Diet, exercise, and lifestyle changes
Having healthy habits can make a significant impact on MS symptoms and its progression, as well as on a person’s life expectancy. A person might benefit from:
- quitting smoking
- getting regular exercise, if or when possible
- having a balanced diet
- getting enough sleep
A medical care team, friends, family, and wellness coaches can provide support and assistance. It is also important to have treatment for any other health issues, get vaccinations, and receive preventive care for age-related conditions.
In some countries, doctors use drugs that suppress or modify how the immune system works in order to reduce autoimmune activity. These drugs are known as immunosuppressants.
Immunosuppressants may be a good option for people with frequent or severe relapses, but reducing the activity of the immune system has risks. It is important to weigh the risks and benefits of different MS treatments with a medical team.
A doctor may diagnose RRMS initially and later change the diagnosis to the secondary progressive form of the disease: SPMS.

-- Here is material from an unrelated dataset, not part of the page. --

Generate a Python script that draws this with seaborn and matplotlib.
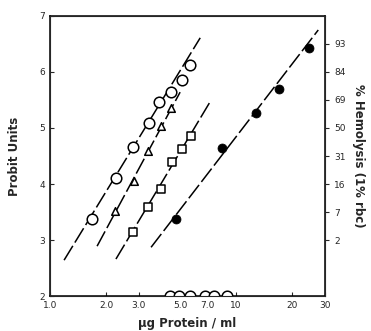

If someone has SPMS, they experience a gradual worsening of neurologic function. With the transition from RRMS to SPMS, the disease changes from an inflammatory process to a steadily advancing phase of nerve damage or loss.
Within 20 years,
While medications can limit the progression of the disease to some degree, doctors are still unsure about the extent to which they can affect the evolution of RRMS into SPMS. However, research into drugs that target this stage of the disease is underway.
MS progression can be a significant source of anxiety, for people with MS and their loved ones. The National Multiple Sclerosis Society emphasizes the importance of looking after mental health as well as physical health. This may mean:
- eliminating any unnecessary stress
- focusing on problem-solving, whenever possible
- focusing on building or maintaining positive, supportive relationships with family members and friends
- seeking help for persistent symptoms of anxiety or a low mood
The questions below may help a person have a more helpful conversation with their doctor:
- Could I have RRMS?
- How will you test for it?
- What treatment options are available?
- What are the potential side effects?
- What support can I get for staying active and mobile?
- What support can I get for my mental health?
- What else can I do to manage RRMS?
- What happens if my RRMS progresses?
- How does RRMS affect life expectancy?
MS involves the immune system attacking healthy tissue in the spinal cord, optic nerve, and brain. This leads to inflammation and damages nerves and their protective coating.
The symptoms vary from person to person, depending on which part of the nervous system is affected. Someone with RRMS experiences periods in which they have no or few symptoms and other periods when the symptoms worsen.
Medications can reduce inflammation, prevent or reduce exacerbations, and modify the course of the disease. Diet and lifestyle changes can also help.